Michael B. Siegel is an American tobacco control researcher and public health researcher. He is a professor of community health sciences at the Boston University School of Public Health.[1]
Siegel completed his residency in preventive medicine at the University of California, Berkeley School of Public Health and trained in epidemiology at the Centers for Disease Control for two years.[1] His former mentor is tobacco-control activist Stanton Glantz.[2]
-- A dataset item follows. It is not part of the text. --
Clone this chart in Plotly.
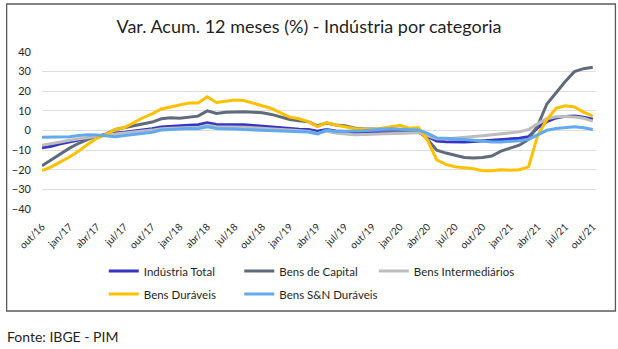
import plotly.graph_objects as go

# Monthly labels, out/16 .. out/21
month_abbr = ["jan", "fev", "mar", "abr", "mai", "jun", "jul", "ago", "set", "out", "nov", "dez"]
months = []
y, m = 2016, 9
while (y, m) <= (2021, 9):
    months.append(f"{month_abbr[m]}/{str(y)[2:]}")
    m += 1
    if m == 12:
        m, y = 0, y + 1

tick_labels = months[::3]

industria_total = [
    -8.8, -8.0, -6.8, -5.8, -4.6, -3.8, -2.9, -2.1, -1.3, -0.9, -0.3, 0.2, 0.9, 1.8, 2.2, 2.5,
    2.7, 2.9, 3.9, 3.1, 3.1, 3.1, 2.9, 2.6, 2.2, 1.9, 1.4, 0.9, 0.6, 0.5, -0.4, 0.5, -0.2,
    -0.5, -1.1, -1.2, -1.1, -0.9, -1.1, -1.1, -0.9, -0.9, -3.0, -5.4, -5.7, -5.8, -5.8, -5.6,
    -5.3, -5.0, -4.6, -4.3, -4.0, -3.2, 1.4, 4.5, 6.4, 7.2, 7.4, 6.8, 5.7,
]
bens_capital = [
    -18.0, -15.0, -12.0, -9.0, -6.5, -4.5, -3.0, -1.7, 0.5, 1.4, 2.5, 3.2, 4.3, 6.0, 6.5, 6.2,
    6.8, 7.3, 10.0, 8.7, 9.3, 9.5, 9.5, 9.3, 9.0, 8.2, 6.8, 5.6, 5.0, 4.5, 2.4, 3.8, 2.8,
    2.4, 1.3, 0.8, 0.8, 0.6, 0.5, 0.3, 0.2, 0.0, -4.5, -10.0, -11.5, -12.5, -13.7, -14.0,
    -13.8, -13.0, -10.5, -9.0, -7.5, -4.5, 2.5, 13.5, 19.5, 25.0, 30.0, 31.5, 32.2,
]
bens_intermediarios = [
    -7.5, -6.8, -5.9, -5.0, -4.2, -3.4, -2.9, -2.3, -1.8, -1.3, -0.9, -0.5, 0.2, 0.9, 1.2, 1.4,
    1.5, 1.5, 2.6, 1.9, 1.9, 1.9, 1.7, 1.4, 1.0, 0.8, 0.5, 0.2, -0.2, -0.4, -1.5, -0.4, -1.3,
    -1.6, -2.2, -2.1, -2.0, -1.6, -1.6, -1.5, -1.3, -1.1, -2.8, -4.2, -4.3, -4.0, -3.5, -3.1,
    -2.7, -2.2, -1.7, -1.2, -0.7, 0.5, 3.5, 6.0, 7.0, 7.1, 6.9, 6.2, 4.8,
]
bens_duraveis = [
    -20.5, -18.5, -16.0, -13.5, -10.5, -7.0, -4.0, -2.0, 0.5, 1.5, 4.0, 6.5, 8.5, 11.0, 12.0, 13.0,
    14.0, 14.0, 17.2, 14.3, 14.8, 15.5, 15.3, 14.0, 12.8, 11.2, 9.0, 6.8, 6.0, 4.5, 2.0, 4.0, 2.8,
    1.8, 1.0, 0.7, 0.5, 1.2, 2.0, 2.6, 1.2, 1.5, -5.0, -15.0, -17.3, -18.5, -19.0, -19.5,
    -20.5, -20.5, -20.0, -20.2, -20.0, -18.5, -2.5, 5.5, 11.3, 12.6, 12.0, 9.4, 7.3,
]
bens_sn_duraveis = [
    -3.5, -3.4, -3.3, -3.2, -2.6, -2.2, -2.3, -2.8, -3.2, -2.6, -2.1, -1.7, -0.9, 0.2, 0.5, 0.8,
    1.0, 0.9, 1.9, 1.0, 1.0, 0.8, 0.5, 0.3, 0.0, -0.2, -0.4, -0.5, -0.7, -0.8, -1.7, 0.2, -0.5,
    -0.4, -0.3, -0.1, 0.3, 0.8, 0.9, 0.8, 0.6, 0.3, -1.5, -3.8, -3.9, -4.1, -4.6, -5.0,
    -5.5, -5.8, -5.8, -5.6, -5.2, -4.5, -2.2, 0.1, 1.0, 1.4, 1.9, 1.4, 0.5,
]

FONT = "Lato"
TEXT = "#1f1f1f"

# plot area: l=40, width=556, t=52, height=157
L, T, W, H = 40, 52, 556, 157


def px_x(px):
    return (px - L) / W


def px_y(px):
    return (T + H - px) / H


# name, values, colour, legend key, legend position (px)
series = [
    ("Indústria Total", industria_total, "#3535c4", "legend", (102, 271)),
    ("Bens de Capital", bens_capital, "#5f6b7b", "legend2", (238, 271)),
    ("Bens Intermediários", bens_intermediarios, "#bdbdbd", "legend3", (373, 271)),
    ("Bens Duráveis", bens_duraveis, "#ffc000", "legend4", (102, 294)),
    ("Bens S&N Duráveis", bens_sn_duraveis, "#62a9ee", "legend5", (238, 294)),
]

fig = go.Figure()
legends = {}
for name, values, color, leg, (lx, ly) in series:
    fig.add_trace(go.Scatter(
        x=months, y=values, name=name, mode="lines",
        line=dict(color=color, width=3), legend=leg, showlegend=True,
    ))
    legends[leg] = dict(
        orientation="h", x=px_x(lx), y=px_y(ly), xanchor="left", yanchor="middle",
        font=dict(size=11.5, family=FONT, color=TEXT), bgcolor="rgba(0,0,0,0)",
        visible=True,
    )

fig.update_layout(
    width=618, height=349, showlegend=True,
    margin=dict(l=L, r=618 - L - W, t=T, b=349 - T - H),
    paper_bgcolor="white", plot_bgcolor="white",
    font=dict(family=FONT, color=TEXT),
    title=dict(
        text="Var. Acum. 12 meses (%) - Indústria por categoria",
        x=0.5, xref="container", xanchor="center",
        y=1 - 27 / 349, yref="container", yanchor="middle",
        font=dict(size=18, family=FONT, color=TEXT),
    ),
    xaxis=dict(
        type="category", categoryorder="array", categoryarray=months,
        range=[0, 60.35], tickvals=tick_labels, ticktext=tick_labels,
        tickangle=-45, tickfont=dict(size=10, color=TEXT), ticklabelstandoff=9,
        showgrid=False, showline=False, zeroline=False, ticks="",
    ),
    yaxis=dict(
        range=[-40, 40], tickvals=list(range(-40, 41, 10)),
        tickfont=dict(size=11, color=TEXT), ticklabelstandoff=10,
        showgrid=True, gridcolor="#dedede", gridwidth=1,
        zeroline=False, showline=False, ticks="", ticklen=0,
    ),
    shapes=[dict(
        type="rect", xref="paper", yref="paper",
        x0=px_x(4.5), x1=px_x(615.5), y0=px_y(311), y1=px_y(4),
        line=dict(color="#5a5a5a", width=1.3), fillcolor="rgba(0,0,0,0)", layer="below",
    )],
    annotations=[dict(
        text="Fonte: IBGE - PIM", xref="paper", yref="paper",
        x=px_x(3), y=px_y(336), xanchor="left", yanchor="middle",
        showarrow=False, font=dict(size=14, family=FONT, color=TEXT),
    )],
    **legends,
)

fig.write_html("out.html")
Siegel is known for his work in the area of tobacco control and the harmful effects of passive smoking.[1] However, in 2007, he published a paper dismissing claims that brief exposure to secondhand smoke increased the risk of heart attacks or presented any other significant cardiovascular risk to nonsmokers.[3] He has been called out for going astray by his former mentor Stanton Glantz who called him "a tragic figure - he has completely lost it," and "his view is that everybody in the tobacco control movement is corrupt and misguided except for him".[3] He also published a study in 2013 that found that in the United States, "states with higher rates of gun ownership had disproportionately large numbers of deaths from firearm-related homicides."[4] He published a similar study the following year, which concluded that "state-level gun ownership...is significantly associated with firearm and total homicides but not with non-firearm homicides."[5] [6] In 2016, he and Emily Rothman published another study that found a "substantial" association between gun ownership rates and the rate at which women died from firearm homicide.[7] [8] In July 2016, he and Rothman published another study that found a strong positive association between gun ownership rates and gun-related suicide rates in the United States. The same study found a strong association between gun ownership rates and overall suicide rates, but only among men.[9] He has also published research about how the soda industry spends millions on health organizations, yet simultaneously lobbies against public health laws intended to reduce consumption of their products.[10]
Siegel has argued that electronic cigarettes could lead to conventional cigarettes becoming obsolete.[2]